Now go back to $\dim H=m=2$. The basis will be

$$|n_1,n_2\rangle=|1,0\rangle^{n_1}\odot |0,1\rangle^{n_2}.$$

If you check this for $n_1+n_2=2$, you will find exactly what I said in the answer.

Answer 3

I know that in principle, the Fock state is not the same as a product state because if it were, the photons would be uncorrelated.

While product states form a basis of the tensor product space, the full vector space is given by linear combination of these, which in general can't be decomposed into a single product vector. This fact is known as entanglement.

Now, the Fock spaces are made up (as the sum of vector spaces) of symmetrizations (in case of Bosons) or antisymmetrizations (in case of Fermions) of such product spaces (of arbitrary power). This automatically leads to entanglement except if all particles occupy the same state.

What I don't understand is, can it be expanded in product states? For example, if two photons share the same mode, is the state |2,0> the same as the product |1,0>|1,0>?

Yes, you can expand Fock states in terms of product states. In your example $|2,0\rangle_{F}$ only a single state is occupied, so no entanglement will be present: $$ \begin{align*} |2,0\rangle_{F}&=|2,0\rangle_{H\vee H}\\ &=|1,0\rangle_H\vee|1,0\rangle_H\\ &=\mathrm{Sym}(|1,0\rangle_H\otimes|1,0\rangle_H)\\ &=\frac12(|1,0\rangle_H\otimes|1,0\rangle_H+|1,0\rangle_H\otimes|1,0\rangle_H)\\ &=|1,0\rangle_H\otimes|1,0\rangle_H \end{align*} $$

Here, $F$ denotes the Fock space over the vector space $H$ and $\vee$ the symmetrized tensor product. All states are labeled by occupation numbers.
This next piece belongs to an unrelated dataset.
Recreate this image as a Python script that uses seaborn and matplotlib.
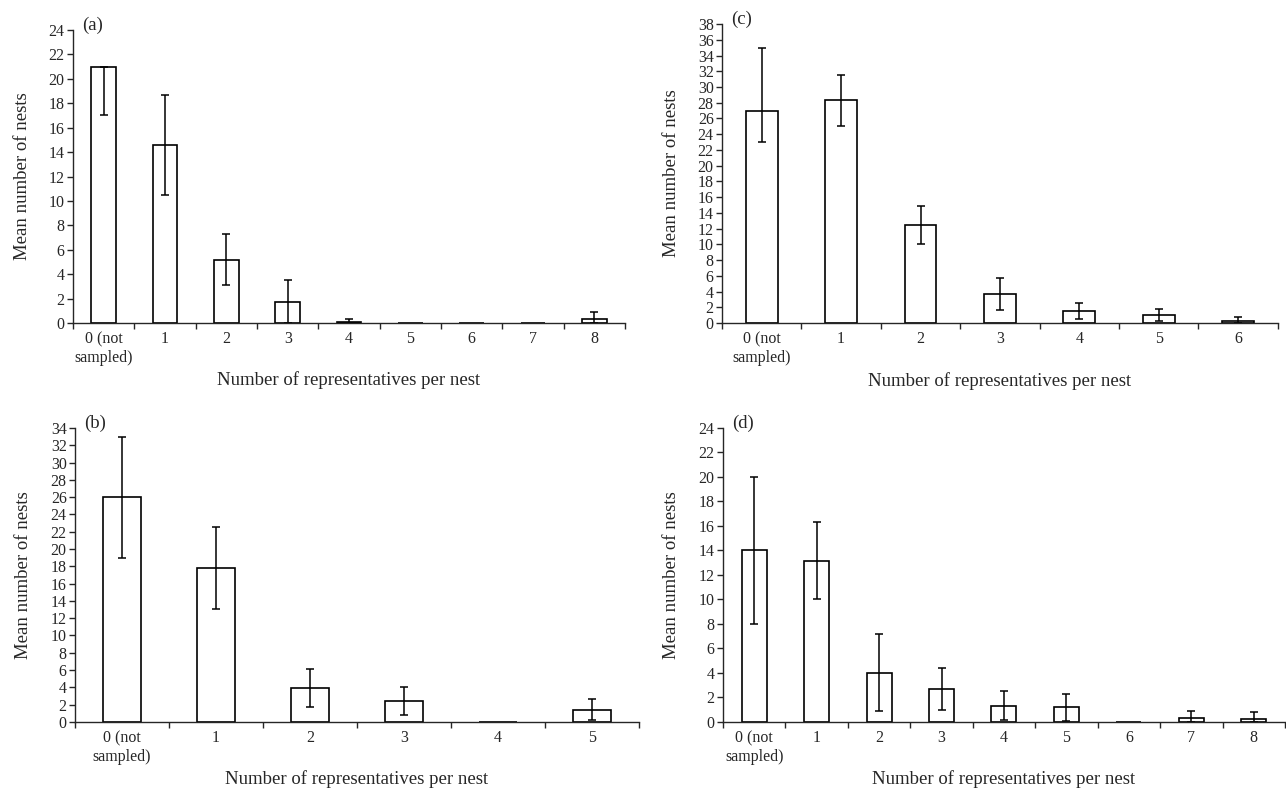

If they are in different modes, is the Fock state |1,1> the same as superposition of two Fock states, (1/sqrt 2) ( |1a,1b> + |1b,1a> ) (with a and b labeling the photons)? If yes, then is this superposition, in turn, the same as (1/sqrt 2) ( |1a>|1b> + |1b>|1a> ) ?

The correct expansion for $|1,1\rangle_F$ is $$ \begin{align*} |1,1\rangle_F&=|1,1\rangle_{H\vee H}\\ &=|1,0\rangle_H\vee|0,1\rangle_H\\ &=\mathrm{Sym}(|1,0\rangle_H\otimes|0,1\rangle_H)\\ &=\frac12(|1,0\rangle_H\otimes|0,1\rangle_H+|0,1\rangle_H\otimes|1,0\rangle_H) \end{align*} $$ an entangled state, whereas the expansion you give is just $$ \begin{align*} &\frac1{\sqrt2}(|1,0\rangle_H\otimes|1,0\rangle_H+|1,0\rangle_H\otimes|1,0\rangle_H)\\ =&\sqrt2(|1,0\rangle_H\otimes|1,0\rangle_H)\\ =&\sqrt2|2,0\rangle_F \end{align*} $$ assuming $|1\rangle\equiv|1,0\rangle_H$. Note that a label for the particle is superfluous as it is implied by order of the kets.

Be careful with your notation as $|1,1\rangle$ can also be understood as shorthand for $$ |1,1\rangle\equiv|1\rangle\otimes|1\rangle $$ which would again correspond to $|2,0\rangle_F$ under the assumption from above.